I'm hoping to write more about this later today, but the grocery store calls. So for the moment, I'll just quote myself from a recent post on 843 Acres. Check back in this afternoon for further reflections. If, that is, my kids nap simultaneously this afternoon:

Embedded in Daniel Mendelsohn's new article, "But Enough About Me" (The New Yorker) are connections between Christianity and memoir as a literary genre. The genre's history traces back to St. Augustine's Confessions (and, one might argue, King David in the Psalms).

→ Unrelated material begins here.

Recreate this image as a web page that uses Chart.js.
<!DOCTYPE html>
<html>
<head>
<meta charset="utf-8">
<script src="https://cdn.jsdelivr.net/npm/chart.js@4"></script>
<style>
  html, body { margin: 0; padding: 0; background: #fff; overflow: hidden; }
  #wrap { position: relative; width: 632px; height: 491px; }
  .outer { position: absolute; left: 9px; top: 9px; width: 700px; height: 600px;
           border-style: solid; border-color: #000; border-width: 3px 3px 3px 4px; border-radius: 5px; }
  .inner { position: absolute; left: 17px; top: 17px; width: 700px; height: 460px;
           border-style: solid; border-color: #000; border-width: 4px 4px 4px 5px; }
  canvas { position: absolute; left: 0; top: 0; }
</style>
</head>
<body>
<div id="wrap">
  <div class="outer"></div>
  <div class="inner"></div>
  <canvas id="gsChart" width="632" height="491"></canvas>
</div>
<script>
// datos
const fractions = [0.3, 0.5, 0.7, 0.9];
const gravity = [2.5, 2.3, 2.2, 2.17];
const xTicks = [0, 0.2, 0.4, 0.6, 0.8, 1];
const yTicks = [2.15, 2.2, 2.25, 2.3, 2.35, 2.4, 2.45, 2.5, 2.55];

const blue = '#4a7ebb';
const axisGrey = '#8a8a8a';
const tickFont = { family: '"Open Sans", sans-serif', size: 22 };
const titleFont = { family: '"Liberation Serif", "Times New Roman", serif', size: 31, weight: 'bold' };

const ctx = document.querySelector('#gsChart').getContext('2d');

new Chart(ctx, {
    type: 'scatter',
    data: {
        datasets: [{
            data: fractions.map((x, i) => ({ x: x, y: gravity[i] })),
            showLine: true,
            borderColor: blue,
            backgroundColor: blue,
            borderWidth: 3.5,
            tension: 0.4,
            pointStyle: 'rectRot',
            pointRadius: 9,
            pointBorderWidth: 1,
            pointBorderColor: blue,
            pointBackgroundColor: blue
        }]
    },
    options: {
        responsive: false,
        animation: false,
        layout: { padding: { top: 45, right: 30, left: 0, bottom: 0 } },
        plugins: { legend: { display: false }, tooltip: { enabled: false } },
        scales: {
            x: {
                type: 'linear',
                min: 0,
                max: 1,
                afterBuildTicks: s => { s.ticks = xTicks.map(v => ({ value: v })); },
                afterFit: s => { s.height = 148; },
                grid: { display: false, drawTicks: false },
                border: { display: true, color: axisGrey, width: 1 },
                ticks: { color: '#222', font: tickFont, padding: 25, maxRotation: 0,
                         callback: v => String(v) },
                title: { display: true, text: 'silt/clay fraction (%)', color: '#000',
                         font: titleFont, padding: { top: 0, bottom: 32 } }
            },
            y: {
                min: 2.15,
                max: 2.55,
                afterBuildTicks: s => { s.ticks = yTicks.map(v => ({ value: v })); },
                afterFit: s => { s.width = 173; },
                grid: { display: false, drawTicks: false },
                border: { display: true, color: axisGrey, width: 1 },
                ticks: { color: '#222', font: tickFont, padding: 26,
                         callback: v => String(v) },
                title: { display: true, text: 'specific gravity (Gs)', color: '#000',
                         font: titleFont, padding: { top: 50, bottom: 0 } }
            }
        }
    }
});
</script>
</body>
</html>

Mendelsohn wonders, however, what happens to memoir now that it is divorced from the Christian faith:

Once the memoir stopped being about God and started being about Man, once "confession" came to mean nothing more than getting a shameful secret off your chest — and, maybe worse, once "redemption" came to mean nothing more than the cozy acceptance offered by other people, many of whom might well share the same secret — it was but a short step to what theTimes book critic Michiko Kakutani recently characterized as the motivating force behind certain other products of the recent "memoir craze": "the belief that confession is therapeutic and therapy is redemptive and redemption somehow equals art."

In Philippians 4:8, Paul writes, "Finally, brothers, whatever is true, whatever is noble, whatever is right, whatever is pure, whatever is lovely, whatever is admirable — if anything is excellent or praiseworthy — think about such things." Mendelsohn provides a faint echo of Paul's words as he suggests that memoirs worth reading are ones rooted in a deeper spiritual reality, or at least ones rooted in Truth with a capital T.